### Task instructions
Each line of the listing must be transcribed exactly, except for the images, which should be excluded.

### Given data

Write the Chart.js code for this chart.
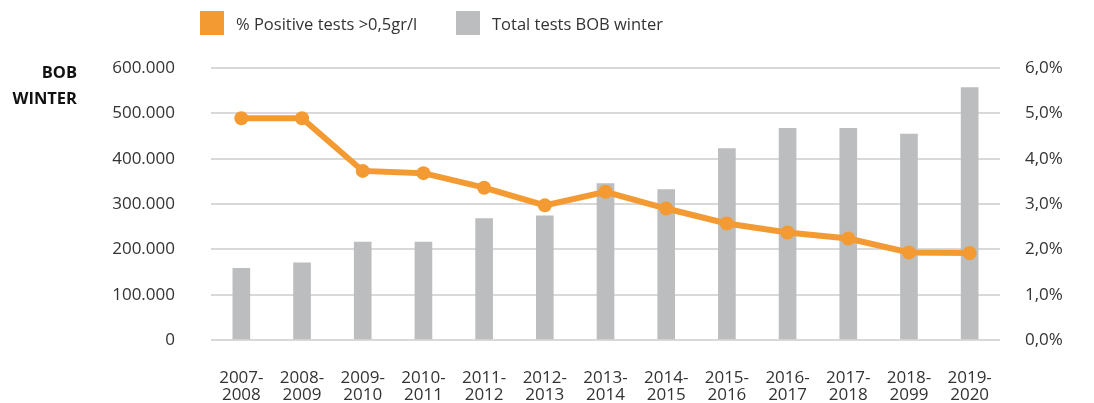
<!DOCTYPE html>
<html>
<head>
<meta charset="utf-8">
<script src="https://cdn.jsdelivr.net/npm/chart.js@4/dist/chart.umd.min.js"></script>
<style>
  html, body { margin: 0; padding: 0; background: #fff; }
  #wrap { position: relative; width: 1094px; height: 403px; font-family: "Open Sans", sans-serif; color: #333; }
  canvas { position: absolute; left: 0; top: 0; }
  .leg { position: absolute; top: 11px; height: 24px; display: flex; align-items: center; font-size: 16.5px; color: #333; }
  .leg span.box { display: inline-block; width: 24px; height: 24px; margin-right: 12px; }
  #ytitle { position: absolute; right: calc(1094px - 77px); top: 59px; text-align: right; font-weight: bold; font-size: 16.5px; line-height: 26px; color: #111; }
</style>
</head>
<body>
<div id="wrap">
  <canvas id="c" width="1094" height="403"></canvas>
  <div class="leg" style="left:200px"><span class="box" style="background:#F39A33"></span>% Positive tests &gt;0,5gr/l</div>
  <div class="leg" style="left:456px"><span class="box" style="background:#BCBDBF"></span>Total tests BOB winter</div>
  <div id="ytitle">BOB<br>WINTER</div>
</div>
<script>
const categories = [
  ["2007-","2008"],["2008-","2009"],["2009-","2010"],["2010-","2011"],["2011-","2012"],
  ["2012-","2013"],["2013-","2014"],["2014-","2015"],["2015-","2016"],["2016-","2017"],
  ["2017-","2018"],["2018-","2099"],["2019-","2020"]
];
const totalTests = [158000, 170000, 216000, 216000, 268000, 274000, 345000, 332000, 422000, 467000, 467000, 454000, 557000];
const positivePct = [4.89, 4.89, 3.73, 3.68, 3.36, 2.97, 3.27, 2.90, 2.57, 2.37, 2.24, 1.93, 1.92];
const leftTicks = [0, 100000, 200000, 300000, 400000, 500000, 600000];
const rightTicks = [0, 1, 2, 3, 4, 5, 6];

const fmtThousands = v => v === 0 ? "0" : String(v).replace(/\B(?=(\d{3})+(?!\d))/g, ".");
const fmtPct = v => v.toFixed(1).replace(".", ",") + "%";
const tickFont = { family: "Open Sans", size: 17 };

new Chart(document.getElementById("c"), {
  data: {
    labels: categories,
    datasets: [
      {
        type: "line", label: "% Positive tests >0,5gr/l", data: positivePct, yAxisID: "y1",
        borderColor: "#F39A33", backgroundColor: "#F39A33", borderWidth: 6,
        pointRadius: 7, pointHoverRadius: 7, pointBackgroundColor: "#F39A33", pointBorderWidth: 0,
        tension: 0, order: 0
      },
      {
        type: "bar", label: "Total tests BOB winter", data: totalTests, yAxisID: "y",
        backgroundColor: "#BCBDBF", barThickness: 17, order: 1
      }
    ]
  },
  options: {
    responsive: false, animation: false,
    layout: { padding: { top: 68, left: 0, right: 0, bottom: 0 } },
    plugins: { legend: { display: false }, tooltip: { enabled: false } },
    scales: {
      x: {
        grid: { display: false }, border: { display: false },
        ticks: { color: "#333", font: { family: "Open Sans", size: 17, lineHeight: 1.0 }, padding: 22, maxRotation: 0, autoSkip: false },
        afterFit: s => { s.height = 63; }
      },
      y: {
        position: "left", min: 0, max: 600000,
        afterBuildTicks: s => { s.ticks = leftTicks.map(v => ({ value: v })); },
        grid: { color: "#D9D9D9", lineWidth: 2, drawTicks: false }, border: { display: false },
        ticks: { color: "#333", font: tickFont, padding: 36, callback: v => fmtThousands(v) },
        afterFit: s => { s.width = 211; }
      },
      y1: {
        position: "right", min: 0, max: 6,
        afterBuildTicks: s => { s.ticks = rightTicks.map(v => ({ value: v })); },
        grid: { display: false, drawTicks: false }, border: { display: false },
        ticks: { color: "#333", font: tickFont, padding: 25, callback: v => fmtPct(v) },
        afterFit: s => { s.width = 94; }
      }
    }
  }
});
</script>
</body>
</html>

### Answer to this task
Write the Chart.js code for this chart.
<!DOCTYPE html>
<html>
<head>
<meta charset="utf-8">
<script src="https://cdn.jsdelivr.net/npm/chart.js@4/dist/chart.umd.min.js"></script>
<style>
  html, body { margin: 0; padding: 0; background: #fff; }
  #wrap { position: relative; width: 1094px; height: 403px; font-family: "Open Sans", sans-serif; color: #333; }
  canvas { position: absolute; left: 0; top: 0; }
  .leg { position: absolute; top: 11px; height: 24px; display: flex; align-items: center; font-size: 16.5px; color: #333; }
  .leg span.box { display: inline-block; width: 24px; height: 24px; margin-right: 12px; }
  #ytitle { position: absolute; right: calc(1094px - 77px); top: 59px; text-align: right; font-weight: bold; font-size: 16.5px; line-height: 26px; color: #111; }
</style>
</head>
<body>
<div id="wrap">
  <canvas id="c" width="1094" height="403"></canvas>
  <div class="leg" style="left:200px"><span class="box" style="background:#F39A33"></span>% Positive tests &gt;0,5gr/l</div>
  <div class="leg" style="left:456px"><span class="box" style="background:#BCBDBF"></span>Total tests BOB winter</div>
  <div id="ytitle">BOB<br>WINTER</div>
</div>
<script>
const categories = [
  ["2007-","2008"],["2008-","2009"],["2009-","2010"],["2010-","2011"],["2011-","2012"],
  ["2012-","2013"],["2013-","2014"],["2014-","2015"],["2015-","2016"],["2016-","2017"],
  ["2017-","2018"],["2018-","2099"],["2019-","2020"]
];
const totalTests = [158000, 170000, 216000, 216000, 268000, 274000, 345000, 332000, 422000, 467000, 467000, 454000, 557000];
const positivePct = [4.89, 4.89, 3.73, 3.68, 3.36, 2.97, 3.27, 2.90, 2.57, 2.37, 2.24, 1.93, 1.92];
const leftTicks = [0, 100000, 200000, 300000, 400000, 500000, 600000];
const rightTicks = [0, 1, 2, 3, 4, 5, 6];

const fmtThousands = v => v === 0 ? "0" : String(v).replace(/\B(?=(\d{3})+(?!\d))/g, ".");
const fmtPct = v => v.toFixed(1).replace(".", ",") + "%";
const tickFont = { family: "Open Sans", size: 17 };

new Chart(document.getElementById("c"), {
  data: {
    labels: categories,
    datasets: [
      {
        type: "line", label: "% Positive tests >0,5gr/l", data: positivePct, yAxisID: "y1",
        borderColor: "#F39A33", backgroundColor: "#F39A33", borderWidth: 6,
        pointRadius: 7, pointHoverRadius: 7, pointBackgroundColor: "#F39A33", pointBorderWidth: 0,
        tension: 0, order: 0
      },
      {
        type: "bar", label: "Total tests BOB winter", data: totalTests, yAxisID: "y",
        backgroundColor: "#BCBDBF", barThickness: 17, order: 1
      }
    ]
  },
  options: {
    responsive: false, animation: false,
    layout: { padding: { top: 68, left: 0, right: 0, bottom: 0 } },
    plugins: { legend: { display: false }, tooltip: { enabled: false } },
    scales: {
      x: {
        grid: { display: false }, border: { display: false },
        ticks: { color: "#333", font: { family: "Open Sans", size: 17, lineHeight: 1.0 }, padding: 22, maxRotation: 0, autoSkip: false },
        afterFit: s => { s.height = 63; }
      },
      y: {
        position: "left", min: 0, max: 600000,
        afterBuildTicks: s => { s.ticks = leftTicks.map(v => ({ value: v })); },
        grid: { color: "#D9D9D9", lineWidth: 2, drawTicks: false }, border: { display: false },
        ticks: { color: "#333", font: tickFont, padding: 36, callback: v => fmtThousands(v) },
        afterFit: s => { s.width = 211; }
      },
      y1: {
        position: "right", min: 0, max: 6,
        afterBuildTicks: s => { s.ticks = rightTicks.map(v => ({ value: v })); },
        grid: { display: false, drawTicks: false }, border: { display: false },
        ticks: { color: "#333", font: tickFont, padding: 25, callback: v => fmtPct(v) },
        afterFit: s => { s.width = 94; }
      }
    }
  }
});
</script>
</body>
</html>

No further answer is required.